Now, there are still lots of times when I would prefer Linux over OSX (or, if I'm on the desktop, Linux over Windows) but luckily VM technology lets me run both at the same time. And if I'm using Windows perhaps the coolest thing is that builds, cvs checkouts, and source tree greps are much faster in Linux in a VM than they are under native Windows. Nice.
YMMV, of course, but amongst the geeks I know it's pretty common to see them run a mix of hardware and OSs and OSX certainly improved the standing of Macs in that community. They were rarer than hen's teeth back on OS9, today they have good representation, far better than what you'd expect from the couple-percent market share Apple holds overall.
Re:Mac nerds? (Score:5, Insightful)
I will grant that the organization /Library is like nothing else I've seen, but AIX's library system at least asunique. OSX has its quirks, but so does every UNIX I've ever used and for the most part you don't even have to think about the stuff that differs from BSD because it's hidden behind an excellent GUI system (kind of like IBM hiding all their weirdness behind SMIT, except that SMIT sucks).
YMMV, and apparently does, but I don't see people skipping OSX on account of it not being UNIXy enough. No, the UNIXy nature attracted a lot of people, including myself. Rather, I see them skipping it primarily because they think the hardware is too expensive.
Re:Mac nerds? (Score:3, Insightful)
The point remains: OSX is not wildly different from the UNIX norm these days; other than the Mac stuff laying on top it's actually fairly close to the way BSD was maybe a decade ago. Same shells, similar directory layout, many of the same configuration files. I dropped right into tcsh (ahh tcsh!) and had no trouble finding my way around and I have a hard time believing many UNIX diehards would either, except maybe people who are unfamiliar with BSD. As such it seems unlikely to me that very many people would skip it purely because of these things.
But the cost of the systems, well, that is a very commonly cited reason for not buying Macs. A number of people on this thread said exactly that. We could of course debate that, too; it's a lot less true than many people believe. But it makes no difference, the perception is enough to keep people away.
As for myself, I buy what works best for the task at hand. I'm fond of Mac hardware when it makes sense (like wonderfully designed laptops and high-end systems for graphic work) and I buy cheap PC stuff when it doesn't (especially servers). FreeBSD, Linux, OSX ... it's all good, and you have no idea how satisfying it is to see UNIX make its way into consumer products.
Re:unlikely (Score:3, Insightful)
PLUS I have to go download drivers or pop in a couple of driver CDs.
Ubuntu is EASIER to use as far as getting common media formats and all the drivers working.
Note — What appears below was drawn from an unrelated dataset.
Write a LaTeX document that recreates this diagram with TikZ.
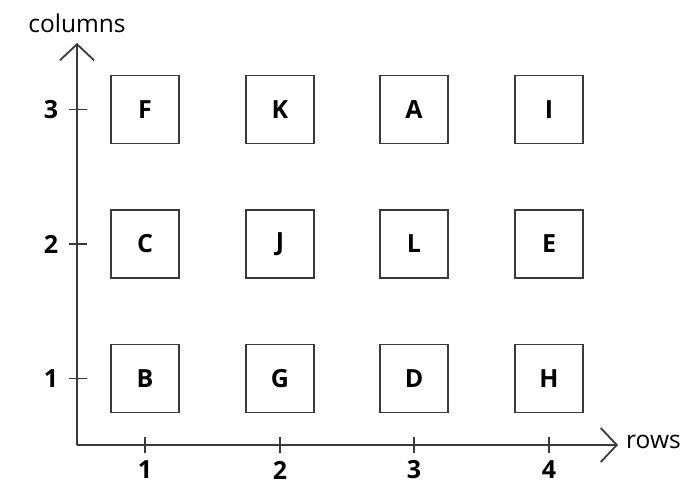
\documentclass[tikz,border=0pt]{standalone}
\usepackage{fontspec}
\setmainfont{Open Sans}
\usetikzlibrary{arrows.meta}
\definecolor{linegray}{HTML}{3A3A3A}
\begin{document}
\begin{tikzpicture}[x=1pt,y=-1pt,
  cell/.style={draw=linegray,line width=1.8pt,minimum width=68pt,minimum height=68pt,inner sep=0pt,font=\fontsize{25}{30}\selectfont\bfseries},
  axis/.style={draw=linegray,line width=1.8pt,-{Straight Barb[length=16pt,width=34pt,line width=1.8pt]}},
  tickmark/.style={draw=linegray,line width=1.5pt},
  numlab/.style={font=\fontsize{25}{30}\selectfont\bfseries,inner sep=0pt},
  axlab/.style={font=\fontsize{24.5}{29}\selectfont,inner sep=0pt}]
\useasboundingbox (0,0) rectangle (692,491);
\coordinate (o) at (77,445);
\coordinate (ytop) at (77,43);
\coordinate (xend) at (618,445);
\draw[axis] (o) -- (ytop);
\draw[axis] (o) -- (xend);
\node[axlab] (colslab) at (77,23) {columns};
\node[axlab,anchor=west] (rowslab) at (626,442) {rows};
% boxes
\foreach \name/\lab/\cx/\cy in {f/F/145/109.5,k/K/280/109.5,a/A/414/109.5,i/I/549/109.5,
  c/C/145/244,j/J/280/244,l/L/414/244,e/E/549/244,
  b/B/145/378.5,g/G/280/378.5,d/D/414/378.5,h/H/549/378.5}
  \node[cell] (\name) at (\cx,\cy) {\lab};
% ticks on x axis
\foreach \i/\cx in {1/145,2/280,3/414,4/549}{
  \coordinate (xt\i a) at (\cx,437);
  \coordinate (xt\i b) at (\cx,453);
  \draw[tickmark] (xt\i a) -- (xt\i b);
  \node[numlab] (xl\i) at (\cx,470) {\i};
}
% ticks on y axis
\foreach \i/\cy in {1/378.5,2/244,3/109.5}{
  \coordinate (yt\i a) at (69,\cy);
  \coordinate (yt\i b) at (87,\cy);
  \draw[tickmark] (yt\i a) -- (yt\i b);
  \node[numlab] (yl\i) at (51,\cy) {\i};
}
\end{tikzpicture}
\end{document}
You can complain that some hardware doesn't HAVE drivers (wireless cards, mostly), but hardware that DOES work (almost everything) works easier.
Downloading a single GUI program and running it, checking the boxes (out of less than ten choices) for the things that you want to install (one for DVD playback, one for proprietary media formats, one for the official ATI or Nvidia drivers [one check box, you don't even have to know which one you have!], etc.) is easier than popping CDs in and out and visiting several websites to reach the same level in Windows.